Mali, Burkina, Niger : Un départ de la CEDEAO qui vient de loin

Publié le 07 février 2024

Quoi que l’on en pense, le départ annoncé du Mali, du Niger et du Burkina Faso de la CEDEAO (Communauté des États d’Afrique de l’Ouest) est un évènement historique. L’avenir dira s’il s’agit d’un élément de pression (les statuts de l’organisation prévoient une durée d’un an pour un départ effectif), ou d’un remodelage durable de la sous-région.

Rappelons qu’en 2023, la CEDEAO avait suspendu de ses instances quatre de ses membres (Mali, Niger, Guinée, Burkina Faso, pour cause de putschs). Rappelons également que ce coup de tonnerre n’arrive pas dans un ciel serein.

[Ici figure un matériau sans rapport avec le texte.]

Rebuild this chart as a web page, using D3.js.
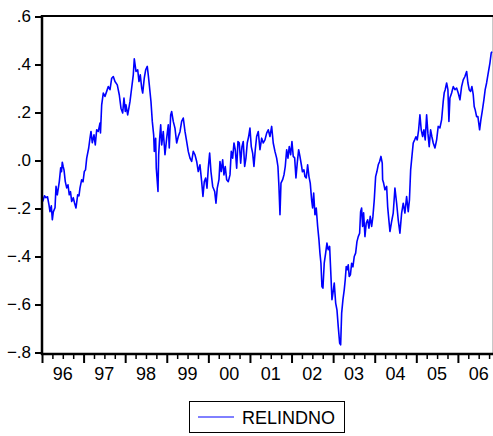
<!DOCTYPE html>
<html>
<head>
<meta charset="utf-8">
<script src="https://cdn.jsdelivr.net/npm/d3@7"></script>
<style>
  html, body { margin: 0; padding: 0; background: #fff; }
  svg { display: block; }
  text { font-family: "Liberation Sans", Arial, sans-serif; fill: #000; }
</style>
</head>
<body>
<svg id="chart" width="493" height="436"></svg>
<script>
// Observation times (decimal years) for RELINDNO
const obsYears = [
  1996.017,1996.060,1996.096,1996.132,1996.168,1996.192,1996.224,1996.248,1996.272,1996.313,
  1996.337,1996.368,1996.416,1996.450,1996.469,1996.488,1996.510,1996.529,1996.560,1996.594,
  1996.625,1996.656,1996.685,1996.714,1996.752,1996.781,1996.817,1996.858,1996.889,1996.913,
  1996.954,1996.986,1997.017,1997.046,1997.075,1997.123,1997.154,1997.178,1997.209,1997.250,
  1997.281,1997.315,1997.353,1997.394,1997.406,1997.435,1997.474,1997.514,1997.555,1997.594,
  1997.635,1997.676,1997.714,1997.755,1997.810,1997.858,1997.899,1997.940,1997.971,1998.003,
  1998.019,1998.060,1998.091,1998.116,1998.156,1998.195,1998.219,1998.260,1998.301,1998.332,
  1998.363,1998.397,1998.421,1998.459,1998.493,1998.531,1998.555,1998.580,1998.620,1998.652,
  1998.685,1998.700,1998.733,1998.748,1998.772,1998.789,1998.805,1998.829,1998.854,1998.878,
  1998.916,1998.957,1998.998,1999.036,1999.060,1999.094,1999.118,1999.156,1999.197,1999.238,
  1999.277,1999.318,1999.358,1999.397,1999.438,1999.479,1999.517,1999.558,1999.599,1999.637,
  1999.678,1999.719,1999.757,1999.798,1999.839,1999.870,1999.902,1999.935,1999.967,1999.998,
  2000.031,2000.063,2000.104,2000.152,2000.183,2000.214,2000.255,2000.279,2000.310,2000.344,
  2000.375,2000.406,2000.440,2000.479,2000.520,2000.551,2000.584,2000.616,2000.647,2000.681,
  2000.712,2000.743,2000.777,2000.808,2000.839,2000.873,2000.904,2000.935,2000.969,2001.000,
  2001.032,2001.065,2001.096,2001.128,2001.161,2001.200,2001.241,2001.282,2001.320,2001.361,
  2001.402,2001.440,2001.481,2001.522,2001.560,2001.601,2001.642,2001.673,2001.697,2001.722,
  2001.746,2001.786,2001.818,2001.849,2001.883,2001.914,2001.945,2001.979,2002.010,2002.041,
  2002.075,2002.106,2002.137,2002.171,2002.202,2002.243,2002.262,2002.298,2002.323,2002.354,
  2002.387,2002.419,2002.450,2002.483,2002.507,2002.532,2002.563,2002.594,2002.628,2002.659,
  2002.683,2002.707,2002.731,2002.755,2002.786,2002.820,2002.851,2002.883,2002.916,2002.948,
  2002.972,2002.996,2003.027,2003.061,2003.092,2003.123,2003.157,2003.181,2003.205,2003.236,
  2003.267,2003.291,2003.315,2003.339,2003.363,2003.387,2003.416,2003.445,2003.476,2003.508,
  2003.541,2003.573,2003.604,2003.637,2003.661,2003.685,2003.709,2003.733,2003.765,2003.796,
  2003.830,2003.861,2003.892,2003.926,2003.957,2003.989,2004.022,2004.053,2004.085,2004.118,
  2004.150,2004.181,2004.190,2004.214,2004.246,2004.287,2004.311,2004.325,2004.366,2004.407,
  2004.445,2004.486,2004.527,2004.565,2004.606,2004.647,2004.686,2004.726,2004.767,2004.806,
  2004.835,2004.864,2004.895,2004.926,2004.960,2004.991,2005.022,2005.056,2005.087,2005.118,
  2005.152,2005.183,2005.214,2005.248,2005.279,2005.310,2005.344,2005.375,2005.407,2005.448,
  2005.489,2005.527,2005.568,2005.609,2005.647,2005.671,2005.695,2005.729,2005.760,2005.784,
  2005.808,2005.849,2005.888,2005.929,2005.969,2006.008,2006.049,2006.089,2006.128,2006.169,
  2006.210,2006.241,2006.272,2006.306,2006.337,2006.369,2006.392,2006.416,2006.450,2006.481,
  2006.522,2006.553,2006.584,2006.625,2006.656,2006.690,2006.729,2006.770,2006.801,2006.820
];

// RELINDNO values
const relindno = [
  -0.171,-0.147,-0.155,-0.151,-0.185,-0.213,-0.189,-0.247,-0.214,-0.197,
  -0.108,-0.143,-0.088,-0.030,-0.047,-0.007,-0.026,-0.039,-0.088,-0.114,
  -0.101,-0.143,-0.130,-0.171,-0.155,-0.176,-0.198,-0.143,-0.147,-0.115,
  -0.080,-0.089,-0.046,-0.039,0.010,0.052,0.093,0.121,0.074,0.107,
  0.065,0.128,0.121,0.156,0.115,0.232,0.281,0.267,0.288,0.308,
  0.295,0.343,0.350,0.329,0.315,0.274,0.218,0.198,0.260,0.204,
  0.232,0.190,0.220,0.246,0.302,0.357,0.424,0.371,0.378,0.329,
  0.357,0.302,0.281,0.343,0.378,0.392,0.357,0.315,0.246,0.163,
  0.107,0.038,0.093,-0.032,-0.088,-0.129,0.024,0.093,0.149,0.065,
  0.121,0.024,0.093,0.149,0.052,0.190,0.204,0.163,0.135,0.073,
  0.100,0.120,0.163,0.177,0.121,0.079,0.038,0.010,-0.004,0.038,
  0.024,-0.004,-0.046,-0.018,-0.088,-0.150,-0.088,-0.073,-0.115,-0.032,
  0.031,-0.047,-0.108,-0.129,-0.178,-0.115,-0.080,-0.004,-0.046,0.003,
  -0.060,-0.025,-0.080,-0.088,-0.060,0.038,0.010,0.073,0.045,-0.032,
  0.079,0.074,-0.011,0.058,0.079,-0.025,0.010,0.073,0.100,0.135,
  0.058,0.031,-0.025,0.045,0.100,0.121,0.045,0.093,0.073,0.086,
  0.114,0.128,0.100,0.142,0.073,0.038,0.010,-0.025,-0.108,-0.226,
  -0.094,-0.080,-0.060,-0.025,0.045,0.010,0.058,0.024,0.079,0.017,
  0.011,-0.073,-0.011,0.045,0.017,-0.025,-0.047,-0.039,-0.067,-0.073,
  -0.018,-0.067,-0.094,-0.164,-0.198,-0.136,-0.226,-0.198,-0.275,-0.330,
  -0.386,-0.428,-0.525,-0.532,-0.428,-0.386,-0.344,-0.372,-0.358,-0.483,
  -0.580,-0.553,-0.511,-0.594,-0.622,-0.692,-0.761,-0.768,-0.636,-0.580,
  -0.539,-0.497,-0.442,-0.455,-0.435,-0.483,-0.476,-0.428,-0.443,-0.400,
  -0.386,-0.338,-0.317,-0.303,-0.213,-0.198,-0.275,-0.218,-0.317,-0.261,
  -0.247,-0.282,-0.233,-0.275,-0.233,-0.164,-0.067,-0.046,-0.018,-0.004,
  0.017,-0.011,-0.080,-0.094,-0.122,-0.108,-0.192,-0.219,-0.296,-0.254,
  -0.219,-0.115,-0.178,-0.247,-0.303,-0.219,-0.178,-0.219,-0.150,-0.213,
  -0.164,-0.039,0.017,0.073,0.086,0.099,0.086,0.128,0.190,0.128,
  0.100,0.128,0.086,0.190,0.114,0.058,0.128,0.099,0.073,0.052,
  0.086,0.142,0.136,0.170,0.246,0.282,0.295,0.323,0.295,0.163,
  0.260,0.281,0.308,0.295,0.302,0.281,0.253,0.308,0.336,0.350,
  0.371,0.323,0.295,0.288,0.308,0.274,0.225,0.211,0.183,0.183,
  0.128,0.170,0.204,0.253,0.295,0.323,0.364,0.406,0.448,0.454
];

const yTickValues = [-0.8, -0.6, -0.4, -0.2, 0.0, 0.2, 0.4, 0.6];
const yearStarts = [1996, 1997, 1998, 1999, 2000, 2001, 2002, 2003, 2004, 2005, 2006];
const yearLabels = ["96", "97", "98", "99", "00", "01", "02", "03", "04", "05", "06"];
const seriesName = "RELINDNO";

const svg = d3.select("#chart");
const plotLeft = 42, plotRight = 492, plotTop = 16, plotBottom = 354;

const x = d3.scaleLinear().domain([1996, 2006.82]).range([plotLeft, plotRight]);
const y = d3.scaleLinear().domain([-0.8, 0.6]).range([352.5, 16.5]);

const data = obsYears.map((t, i) => ({ t, v: relindno[i] }));

// right edge of the frame (light)
svg.append("line")
  .attr("x1", plotRight + 0.5).attr("x2", plotRight + 0.5)
  .attr("y1", plotTop).attr("y2", plotBottom)
  .attr("stroke", "#c8c8c8").attr("stroke-width", 1);

// series line
svg.append("path")
  .datum(data)
  .attr("fill", "none")
  .attr("stroke", "#0000ff")
  .attr("stroke-width", 1.6)
  .attr("stroke-linejoin", "round")
  .attr("d", d3.line().x(d => x(d.t)).y(d => y(d.v)));

// top frame line
svg.append("line")
  .attr("x1", plotLeft).attr("x2", plotRight + 1)
  .attr("y1", plotTop).attr("y2", plotTop)
  .attr("stroke", "#000").attr("stroke-width", 2);

// left axis
const fmtY = d => d3.format(".1f")(d).replace("0.", ".");
const yAxis = svg.append("g")
  .attr("transform", `translate(${plotLeft},0)`)
  .call(d3.axisLeft(y).tickValues(yTickValues).tickFormat(fmtY).tickSize(7).tickPadding(4));
yAxis.select(".domain").remove();
yAxis.selectAll(".tick line").attr("stroke", "#000").attr("stroke-width", 2);
yAxis.selectAll(".tick text").style("font-size", "17px")
  .style("font-family", "'Liberation Sans', Arial, sans-serif");
svg.append("line")
  .attr("x1", plotLeft).attr("x2", plotLeft)
  .attr("y1", plotTop - 1).attr("y2", plotBottom + 1)
  .attr("stroke", "#000").attr("stroke-width", 2.5);

// bottom axis: quarterly minor ticks and yearly major ticks
const quarters = [];
yearStarts.forEach(yr => [0.25, 0.5, 0.75].forEach(q => { if (yr + q <= 2006.82) quarters.push(yr + q); }));
const xMinor = svg.append("g")
  .attr("transform", `translate(0,${plotBottom})`)
  .call(d3.axisBottom(x).tickValues(quarters).tickFormat("").tickSize(5));
xMinor.select(".domain").remove();
xMinor.selectAll(".tick line").attr("stroke", "#000").attr("stroke-width", 1.5);

const xMajor = svg.append("g")
  .attr("transform", `translate(0,${plotBottom})`)
  .call(d3.axisBottom(x).tickValues(yearStarts).tickFormat("").tickSize(9));
xMajor.select(".domain").remove();
xMajor.selectAll(".tick line").attr("stroke", "#000").attr("stroke-width", 2);

svg.append("line")
  .attr("x1", plotLeft - 1).attr("x2", plotRight + 1)
  .attr("y1", plotBottom).attr("y2", plotBottom)
  .attr("stroke", "#000").attr("stroke-width", 2.5);

svg.append("g").selectAll("text")
  .data(yearStarts)
  .join("text")
  .attr("x", d => x(d + 0.5))
  .attr("y", 380)
  .attr("text-anchor", "middle")
  .style("font-size", "18px")
  .text((d, i) => yearLabels[i]);

// legend
const legend = svg.append("g");
legend.append("rect")
  .attr("x", 189.5).attr("y", 401.5)
  .attr("width", 155).attr("height", 31)
  .attr("fill", "#fff").attr("stroke", "#000").attr("stroke-width", 1);
legend.append("line")
  .attr("x1", 198).attr("x2", 234)
  .attr("y1", 417).attr("y2", 417)
  .attr("stroke", "#0000ff").attr("stroke-width", 1);
legend.append("text")
  .attr("x", 242).attr("y", 424)
  .style("font-size", "18px")
  .text(seriesName);
</script>
</body>
</html>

Déjà le 9 juillet 1987, lors d’un sommet de la CEDEAO, Thomas Sankara, président du Burkina Faso, avait déclaré ceci à propos de l’organisation : « Nous devons dénoncer l’impérialisme qui continue de dominer ce genre de structure, qui continue à vouloir régner en Afrique. » Il sera assassiné le 15 octobre de la même année par les forces réactionnaires de son pays avec la complicité de dirigeants de pays voisins et de puissances impérialistes dont la France.

Depuis cette époque, force est de constater que rien n’a véritablement changé. La CEDEAO s’avère incapable d’améliorer les conditions de vie de ses habitants et de réduire pauvreté et inégalités. En matière militaire le bilan n’est pas plus reluisant. Et l’absence de mécanismes démocratiques en font une sorte de syndicat des chefs d’États alors qu’il faudrait une « CEDEAO des peuples ».

En septembre 2023, face aux sanctions, Mali, Niger et Burkina Faso (66 millions d’habitants) ont créé l’Alliance des États du Sahel (AES), accord de sécurité collective visant la création d’une union économique, avec une monnaie commune. Ils dénoncent aujourd’hui une CEDEAO soumise à des influences étrangères, l’absence d’aide apportée dans la lutte contre le terrorisme et les conséquences néfastes des sanctions mises en place par elle.

L’aspiration grandissante des populations pour une deuxième indépendance, l’incapacité des pouvoirs français successifs à prendre des mesures de rupture tenant compte de ces aspirations et l’opportunisme de militaires qui ont surfé sur ces aspirations afin de prendre le pouvoir et se construire une base populaire à bon compte parmi les jeunesses urbaines, a achevé de produire la situation actuelle. Après le coup d’État au Niger en juillet 2023, les sanctions et menaces militaires de la CEDEAO, soutenues notamment par la France, n’ont fait que renforcer cette tendance, tout comme les réactions à deux poids et deux mesures concernant les coups d’État constitutionnels et militaires de ses pays membres.

L’aspiration des peuples à la souveraineté est irréversible. Raison de plus pour les forces de progrès de saisir cette occasion afin d’agir en faveur d’une politique de progrès sociaux et démocratiques, au risque sinon d’engendrer une déception lourde de dangers. Les chantiers des pays de l’AES comme de la CEDEAO amputée et affaiblie sont immenses en termes de scolarisation, de mise en place de systèmes de santé solidaires, d’industrialisation, etc.

Les communistes ont des propositions en la matière tant du point de vue de la coopération que du soutien à un développement et des choix endogènes. En vue de retrouver une crédibilité et reprendre une initiative dans cette région, la France devrait annoncer des mesures de rupture comme le retrait de ses bases militaires et l’abandon du franc CFA, instruments auxquels le PCF s’est opposé depuis le début des indépendances. Elle doit aussi prendre acte que les États africains, y compris ceux de son ancien « pré carré », diversifient leurs partenariats économiques et militaires. C’est seulement dans ces conditions que notre pays jouera dans la sous-région un rôle utile pour nos peuples respectifs et pour construire de nouvelles coopérations entre peuples souverains.

Collectif Afrique PCF

Article publié dans CommunisteS, n°982, 7 février 2024.